* **Do this**
Leaving out every picture, copy the lines of the data exactly, from the first through the line containing "const yMinorTicks = [2.75, 3.25, 3.75, 4.25, 4.75];".
========================================
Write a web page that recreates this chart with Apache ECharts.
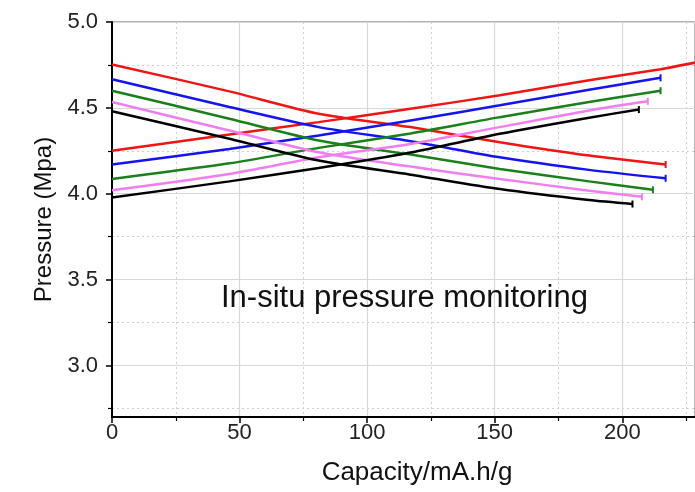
<!DOCTYPE html>
<html>
<head>
<meta charset="utf-8">
<script src="https://cdn.jsdelivr.net/npm/echarts@6/dist/echarts.min.js"></script>
<style>html,body{margin:0;padding:0;background:#fff}#c{width:695px;height:492px}</style>
</head>
<body>
<div id="c"></div>
<script>
// ---- data (Capacity mA.h/g, Pressure MPa) ----
const xMajorTicks = [0, 50, 100, 150, 200];
const xMinorTicks = [25, 75, 125, 175, 225];
const yMajorTicks = [3.0, 3.5, 4.0, 4.5, 5.0];
const yMinorTicks = [2.75, 3.25, 3.75, 4.25, 4.75];

const redFalling    = [[0,4.753],[46,4.596],[81,4.466],[117,4.388],[152,4.300],[187,4.222],[217,4.170]];
const redRising     = [[0,4.250],[46,4.345],[81,4.417],[117,4.495],[152,4.573],[187,4.661],[215,4.725],[229,4.765]];
const blueFalling   = [[0,4.667],[46,4.505],[81,4.388],[117,4.306],[152,4.212],[187,4.139],[217,4.090]];
const blueRising    = [[0,4.170],[46,4.261],[81,4.339],[117,4.427],[152,4.515],[187,4.606],[215,4.675]];
const greenFalling  = [[0,4.600],[46,4.437],[81,4.310],[117,4.228],[152,4.144],[187,4.072],[212,4.023]];
const greenRising   = [[0,4.086],[46,4.177],[81,4.267],[117,4.351],[152,4.446],[187,4.534],[215,4.600]];
const violetFalling = [[0,4.534],[46,4.368],[81,4.241],[117,4.158],[152,4.086],[187,4.018],[207.7,3.982]];
const violetRising  = [[0,4.020],[46,4.115],[81,4.212],[117,4.289],[152,4.388],[187,4.485],[210,4.538]];
const blackFalling  = [[0,4.480],[46,4.320],[81,4.193],[117,4.111],[152,4.027],[187,3.963],[204,3.940]];
const blackRising   = [[0,3.978],[46,4.072],[81,4.150],[117,4.240],[152,4.349],[187,4.443],[206.5,4.490]];

const seriesDefs = [
  {data: redFalling,    color: '#f01414', end: true},
  {data: redRising,     color: '#f01414', end: false},
  {data: blueFalling,   color: '#1414f0', end: true},
  {data: blueRising,    color: '#1414f0', end: true},
  {data: greenFalling,  color: '#1a801a', end: true},
  {data: greenRising,   color: '#1a801a', end: true},
  {data: violetFalling, color: '#f07ef0', end: true},
  {data: violetRising,  color: '#f07ef0', end: true},
  {data: blackFalling,  color: '#000000', end: true},
  {data: blackRising,   color: '#000000', end: true}
];

const FONT = '"Liberation Sans", Arial, sans-serif';
const chart = echarts.init(document.getElementById('c'), null, {renderer: 'canvas'});

const series = seriesDefs.map(s => ({
  type: 'line',
  xAxisIndex: 0, yAxisIndex: 0,
  smooth: 0.25,
  symbol: 'none',
  showSymbol: true,
  showAllSymbol: true,
  silent: true,
  animation: false,
  lineStyle: {color: s.color, width: 2.5},
  itemStyle: {color: s.color},
  data: s.data.map((p, i) => (s.end && i === s.data.length - 1)
    ? {value: p, symbol: 'rect', symbolSize: [2, 7]}
    : p)
}));

chart.setOption({
  animation: false,
  backgroundColor: '#fff',
  grid: {left: 112, top: 22, right: 0, bottom: 75, show: true, borderColor: '#666', borderWidth: 1, backgroundColor: 'transparent'},
  xAxis: [
    {
      type: 'value', min: 0, max: 228.5, position: 'bottom',
      axisLine: {show: true, onZero: false, lineStyle: {color: '#000', width: 2}},
      axisTick: {show: true, inside: false, length: 6, customValues: xMajorTicks, lineStyle: {color: '#000', width: 1.5}},
      axisLabel: {show: true, customValues: xMajorTicks, margin: 5, fontSize: 22, color: '#222', fontFamily: FONT},
      splitLine: {show: true, lineStyle: {color: '#d8d8d8', width: 1.2, type: 'solid'}},
      name: 'Capacity/mA.h/g', nameLocation: 'middle', nameGap: 43,
      nameTextStyle: {fontSize: 26, color: '#111', fontFamily: FONT, padding: [0, 0, 0, 27]}
    },
    {
      type: 'value', min: 0, max: 228.5, position: 'bottom',
      axisLine: {show: false},
      axisTick: {show: true, inside: false, length: 4, customValues: xMinorTicks, lineStyle: {color: '#000', width: 1.2}},
      axisLabel: {show: false},
      splitLine: {show: true, lineStyle: {color: '#d0d0d0', width: 1, type: [2, 3]}}
    }
  ],
  yAxis: [
    {
      type: 'value', min: 2.7, max: 5.0, position: 'left',
      axisLine: {show: true, onZero: false, lineStyle: {color: '#000', width: 2}},
      axisTick: {show: true, inside: false, length: 6, customValues: yMajorTicks, lineStyle: {color: '#000', width: 1.5}},
      axisLabel: {show: true, customValues: yMajorTicks, margin: 14, fontSize: 22, color: '#222', fontFamily: FONT,
        formatter: v => Number(v).toFixed(1)},
      splitLine: {show: true, lineStyle: {color: '#d8d8d8', width: 1.2, type: 'solid'}},
      name: 'Pressure (Mpa)', nameLocation: 'middle', nameGap: 56, nameRotate: 90,
      nameTextStyle: {fontSize: 24, color: '#111', fontFamily: FONT}
    },
    {
      type: 'value', min: 2.7, max: 5.0, position: 'left',
      axisLine: {show: false},
      axisTick: {show: true, inside: false, length: 4, customValues: yMinorTicks, lineStyle: {color: '#000', width: 1.2}},
      axisLabel: {show: false},
      splitLine: {show: true, lineStyle: {color: '#d0d0d0', width: 1, type: [2, 3]}}
    }
  ],
  graphic: [
    {type: 'text', left: 221, top: 283, z: 100,
     style: {text: 'In-situ pressure monitoring', font: '31px "Liberation Sans", Arial, sans-serif', fill: '#111'}}
  ],
  series: series
});
</script>
</body>
</html>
========================================
* **Final result**
Write a web page that recreates this chart with Apache ECharts.
<!DOCTYPE html>
<html>
<head>
<meta charset="utf-8">
<script src="https://cdn.jsdelivr.net/npm/echarts@6/dist/echarts.min.js"></script>
<style>html,body{margin:0;padding:0;background:#fff}#c{width:695px;height:492px}</style>
</head>
<body>
<div id="c"></div>
<script>
// ---- data (Capacity mA.h/g, Pressure MPa) ----
const xMajorTicks = [0, 50, 100, 150, 200];
const xMinorTicks = [25, 75, 125, 175, 225];
const yMajorTicks = [3.0, 3.5, 4.0, 4.5, 5.0];
const yMinorTicks = [2.75, 3.25, 3.75, 4.25, 4.75];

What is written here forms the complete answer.